Set task:
Leave out the pictures, and write out exactly the lines from the beginning of the material to the line holding "-12.55, -13.7, -15];", that line included, and nothing else.

Material:
•••••

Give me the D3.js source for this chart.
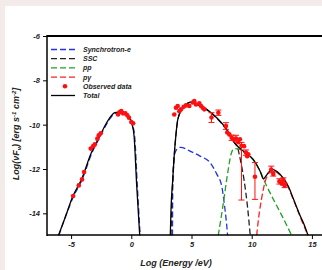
<!DOCTYPE html>
<html>
<head>
<meta charset="utf-8">
<script src="https://cdn.jsdelivr.net/npm/d3@7"></script>
<style>
  html, body { margin: 0; padding: 0; background: #f3eaea; }
  svg { display: block; }
  text { font-family: "Liberation Sans", Arial, sans-serif; font-weight: bold; font-style: italic; }
</style>
</head>
<body>
<div id="chart"></div>
<script>
// ---- data (log10 E in eV, log10 nuFnu in erg s-1 cm-2) ----
const syncE = [-6.02, -5.5, -4.8, -4.1, -3.28, -2.6, -2.17, -1.76, -1.33, -0.8, -0.24, 0.1, 0.28, 0.5, 0.74,
               null,
               3.42, 3.45, 3.57, 3.8, 4.1, 4.88, 5.71, 6.54, 7.09, 7.51, 7.73, 7.9, 8.0];
const syncF = [-15, -14.2, -13.24, -12.5, -11.29, -10.55, -10.09, -9.72, -9.49, -9.45, -9.63, -10.0, -10.52, -12.75, -15,
               null,
               -15, -12.5, -11.4, -11.1, -11.02, -11.19, -11.42, -11.71, -12.22, -12.77, -13.6, -14.4, -15];

const sscE = [3.3, 3.36, 3.46, 3.58, 3.72, 3.85, 4.19, 4.74, 4.9, 5.43, 6.26, 7.09, 7.92, 8.4, 8.83, 9.1, 9.38, 9.65, 9.88];
const sscF = [-15, -13.6, -12.4, -11.3, -10.4, -9.82, -9.32, -9.02, -8.99, -9.09, -9.32, -9.7, -10.25, -10.7, -11.05, -11.7, -12.55, -13.7, -15];

const ppE = [7.22, 7.6, 8.0, 8.3, 8.55, 8.9, 9.3, 10.13, 10.7, 11.1, 11.8, 12.6, 13.32];
const ppF = [-15, -13.7, -12.2, -11.3, -11.08, -11.1, -11.22, -11.6, -12.1, -12.6, -13.37, -14.2, -15];

const pgE = [10.41, 10.6, 10.8, 11.1, 11.4, 11.65, 11.9, 12.35, 13.03, 13.5, 14.09, 14.68];
const pgF = [-15, -14.1, -13.4, -12.6, -12.2, -12.05, -12.08, -12.28, -12.82, -13.44, -14.24, -15];

const totalE = [-6.05, -5.5, -4.83, -4.14, -3.31, -2.62, -2.2, -1.79, -1.37, -0.83, -0.27, 0.06, 0.23, 0.45, 0.7,
                null,
                3.24, 3.3, 3.44, 3.55, 3.7, 3.85, 4.19, 4.74, 4.9, 5.43, 6.26, 7.09, 7.92, 8.61, 9.3, 10.13, 10.7,
                10.98, 11.2, 11.4, 11.66, 12.35, 13.03, 13.5, 14.09, 14.35, 14.68];
const totalF = [-15, -14.2, -13.2, -12.47, -11.26, -10.52, -10.06, -9.69, -9.46, -9.42, -9.6, -9.98, -10.5, -12.75, -15,
                null,
                -15, -13.8, -12.5, -11.5, -10.5, -9.8, -9.31, -9.01, -8.98, -9.08, -9.31, -9.69, -10.21, -10.85, -11.19, -11.57, -12.1,
                -12.45, -12.3, -12.15, -12.02, -12.24, -12.77, -13.4, -14.19, -14.5, -15];

// observed points, with error bar lengths (0 = none)
const obsE = [-4.83, -4.36, -4.09, -3.92, -3.37, -3.17, -3.03, -2.82, -2.70, -2.54, -1.10, -0.96, -0.83, -0.69, -0.49, -0.33, -0.19, 0.0, 0.15,
              3.57, 3.71, 3.85, 3.99, 4.13, 4.35, 4.54, 4.82, 5.10, 5.23, 5.37, 5.65, 5.79, 5.93, 6.06,
              6.66, 7.23, 7.86, 7.97, 8.14, 8.34, 8.53, 8.69, 8.88, 9.02, 9.15, 9.36, 9.52, 9.63, 9.71,
              10.27, 11.62, 11.79, 12.3, 12.5, 12.62, 12.74];
const obsF = [-13.22, -12.74, -12.47, -12.14, -11.08, -10.97, -10.89, -10.63, -10.48, -10.39, -9.54, -9.43, -9.39, -9.49, -9.49, -9.58, -9.69, -9.88, -9.94,
              -9.54, -9.24, -9.16, -9.39, -9.31, -9.19, -9.13, -9.16, -9.0, -8.94, -9.09, -9.04, -9.16, -9.24, -9.31,
              -9.68, -9.46, -10.06, -10.35, -10.44, -10.59, -10.66, -10.63, -10.79, -10.66, -10.95, -10.97, -11.26, -11.42, -11.34,
              -12.35, -12.02, -12.22, -12.56, -12.66, -12.5, -12.74];
const obsUp = [0, 0, 0, 0, 0, 0, 0, 0, 0, 0, 0, 0, 0, 0, 0, 0, 0, 0, 0,
               0, 0, 0, 0, 0, 0, 0, 0, 0, 0, 0, 0, 0, 0, 0,
               0.22, 0.12, 0.15, 0, 0, 0.12, 0, 0.15, 0, 0, 0.15, 0, 0.12, 0, 0,
               0.64, 0.15, 0.1, 0.12, 0, 0.1, 0.1];
const obsDown = [0, 0, 0, 0, 0, 0, 0, 0, 0, 0, 0, 0, 0, 0, 0, 0, 0, 0, 0,
                 0, 0, 0, 0, 0, 0, 0, 0, 0, 0, 0, 0, 0, 0, 0,
                 0.22, 0.12, 0.15, 0, 0, 0.12, 0, 0.15, 0, 0, 2.45, 0, 0.12, 0, 0,
                 1.02, 0.15, 0.1, 0.12, 0, 0.1, 0.1];

const xTicks = [-5, 0, 5, 10, 15];
const yTicks = [-6, -8, -10, -12, -14];

const legendItems = [
    { label: "Synchrotron-e", color: "#2233dd", dash: "6,3", kind: "line" },
    { label: "SSC", color: "#222", dash: "6,3", kind: "line" },
    { label: "pp", color: "#22a022", dash: "6,3", kind: "line" },
    { label: "p\u03b3", color: "#ff2020", dash: "6,3", kind: "line" },
    { label: "Observed data", color: "#ff1010", kind: "dot" },
    { label: "Total", color: "#000", dash: null, kind: "line" }
];

// ---- layout ----
const W = 322, H = 270;
const svg = d3.select("#chart").append("svg")
    .attr("width", W).attr("height", H);

svg.append("rect").attr("x", 5).attr("y", 6).attr("width", W).attr("height", H)
    .attr("fill", "#fff");

const x = d3.scaleLinear().domain([-7, 17]).range([47, 336]);
const y = d3.scaleLinear().domain([-6, -15]).range([36, 235.5]);

svg.append("clipPath").attr("id", "plotclip")
    .append("rect").attr("x", 47).attr("y", 36).attr("width", 289).attr("height", 199.5);

const zip = (xs, ys) => xs.map((v, i) => [v, ys[i]]);
const line = d3.line()
    .defined(d => d[0] !== null)
    .x(d => x(d[0])).y(d => y(d[1]))
    .curve(d3.curveMonotoneX);

const plot = svg.append("g").attr("clip-path", "url(#plotclip)");

const series = [
    { pts: zip(syncE, syncF), color: "#2233dd", dash: "6,3" },
    { pts: zip(sscE, sscF), color: "#222", dash: "6,3" },
    { pts: zip(ppE, ppF), color: "#22a022", dash: "6,3" },
    { pts: zip(pgE, pgF), color: "#ff2020", dash: "6,3" },
    { pts: zip(totalE, totalF), color: "#000", dash: null }
];

plot.selectAll("path.curve")
    .data(series)
    .join("path")
    .attr("class", "curve")
    .attr("d", d => line(d.pts))
    .attr("fill", "none")
    .attr("stroke", d => d.color)
    .attr("stroke-width", 1.3)
    .attr("stroke-dasharray", d => d.dash);

// observed data with error bars
const obs = obsE.map((e, i) => ({ e, f: obsF[i], up: obsUp[i], down: obsDown[i] }));
const bars = obs.filter(d => d.up > 0 || d.down > 0);

const eb = plot.append("g").attr("stroke", "#ff1010").attr("stroke-width", 1);
eb.selectAll("line.v").data(bars).join("line")
    .attr("x1", d => x(d.e)).attr("x2", d => x(d.e))
    .attr("y1", d => y(d.f + d.up)).attr("y2", d => y(d.f - d.down));
eb.selectAll("line.t").data(bars).join("line")
    .attr("x1", d => x(d.e) - 3).attr("x2", d => x(d.e) + 3)
    .attr("y1", d => y(d.f + d.up)).attr("y2", d => y(d.f + d.up));
eb.selectAll("line.b").data(bars).join("line")
    .attr("x1", d => x(d.e) - 3).attr("x2", d => x(d.e) + 3)
    .attr("y1", d => y(d.f - d.down)).attr("y2", d => y(d.f - d.down));

plot.append("g").selectAll("circle")
    .data(obs)
    .join("circle")
    .attr("cx", d => x(d.e))
    .attr("cy", d => y(d.f))
    .attr("r", 2.3)
    .attr("fill", "#ff1010");

// ---- axes ----
const yAxis = svg.append("g").attr("transform", "translate(47,0)")
    .call(d3.axisLeft(y).tickValues(yTicks).tickSize(4).tickPadding(3).tickFormat(d => String(d)));
const xAxis = svg.append("g").attr("transform", "translate(0,235)")
    .call(d3.axisBottom(x).tickValues(xTicks).tickSize(4).tickPadding(3).tickFormat(d => String(d)));

[yAxis, xAxis].forEach(a => {
    a.select(".domain").remove();
    a.selectAll("text").attr("font-size", "7.5px").attr("fill", "#222")
        .attr("font-family", "'Liberation Sans', Arial, sans-serif")
        .attr("font-weight", "bold").attr("font-style", "italic");
    a.selectAll("line").attr("stroke", "#000");
});

// box
svg.append("line").attr("x1", 47).attr("x2", 336).attr("y1", 36).attr("y2", 36)
    .attr("stroke", "#000").attr("stroke-width", 2);
svg.append("line").attr("x1", 47).attr("x2", 336).attr("y1", 235).attr("y2", 235)
    .attr("stroke", "#000").attr("stroke-width", 1.5);
svg.append("line").attr("x1", 47).attr("x2", 47).attr("y1", 35).attr("y2", 236)
    .attr("stroke", "#000").attr("stroke-width", 1.5);

// ---- titles ----
svg.append("text")
    .attr("x", 176).attr("y", 266)
    .attr("text-anchor", "middle")
    .attr("font-size", "9px").attr("fill", "#222")
    .text("Log (Energy /eV)");

const yt = svg.append("text")
    .attr("transform", "translate(19,134) rotate(-90)")
    .attr("text-anchor", "middle")
    .attr("font-size", "9px").attr("fill", "#222");
yt.append("tspan").text("Log(\u03bdF");
yt.append("tspan").attr("font-size", "6px").attr("dy", 2).text("\u03bd");
yt.append("tspan").attr("dy", -2).text(") [erg s");
yt.append("tspan").attr("font-size", "6px").attr("dy", -3).text("-1");
yt.append("tspan").attr("dy", 3).text(" cm");
yt.append("tspan").attr("font-size", "6px").attr("dy", -3).text("-2");
yt.append("tspan").attr("dy", 3).text("]");

// ---- legend ----
const lg = svg.append("g");
const rows = lg.selectAll("g").data(legendItems).join("g")
    .attr("transform", (d, i) => `translate(0,${49.5 + i * 9.2})`);

rows.filter(d => d.kind === "line").append("line")
    .attr("x1", 51).attr("x2", 75).attr("y1", 0).attr("y2", 0)
    .attr("stroke", d => d.color).attr("stroke-width", 1.3)
    .attr("stroke-dasharray", d => d.dash);
rows.filter(d => d.kind === "dot").append("circle")
    .attr("cx", 65).attr("cy", 0).attr("r", 2.3).attr("fill", d => d.color);
rows.append("text")
    .attr("x", 83).attr("y", 0).attr("dy", "0.35em")
    .attr("font-size", "7px").attr("fill", "#222")
    .text(d => d.label);
</script>
</body>
</html>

•••••

The answer:
Give me the D3.js source for this chart.
<!DOCTYPE html>
<html>
<head>
<meta charset="utf-8">
<script src="https://cdn.jsdelivr.net/npm/d3@7"></script>
<style>
  html, body { margin: 0; padding: 0; background: #f3eaea; }
  svg { display: block; }
  text { font-family: "Liberation Sans", Arial, sans-serif; font-weight: bold; font-style: italic; }
</style>
</head>
<body>
<div id="chart"></div>
<script>
// ---- data (log10 E in eV, log10 nuFnu in erg s-1 cm-2) ----
const syncE = [-6.02, -5.5, -4.8, -4.1, -3.28, -2.6, -2.17, -1.76, -1.33, -0.8, -0.24, 0.1, 0.28, 0.5, 0.74,
               null,
               3.42, 3.45, 3.57, 3.8, 4.1, 4.88, 5.71, 6.54, 7.09, 7.51, 7.73, 7.9, 8.0];
const syncF = [-15, -14.2, -13.24, -12.5, -11.29, -10.55, -10.09, -9.72, -9.49, -9.45, -9.63, -10.0, -10.52, -12.75, -15,
               null,
               -15, -12.5, -11.4, -11.1, -11.02, -11.19, -11.42, -11.71, -12.22, -12.77, -13.6, -14.4, -15];

const sscE = [3.3, 3.36, 3.46, 3.58, 3.72, 3.85, 4.19, 4.74, 4.9, 5.43, 6.26, 7.09, 7.92, 8.4, 8.83, 9.1, 9.38, 9.65, 9.88];
const sscF = [-15, -13.6, -12.4, -11.3, -10.4, -9.82, -9.32, -9.02, -8.99, -9.09, -9.32, -9.7, -10.25, -10.7, -11.05, -11.7, -12.55, -13.7, -15];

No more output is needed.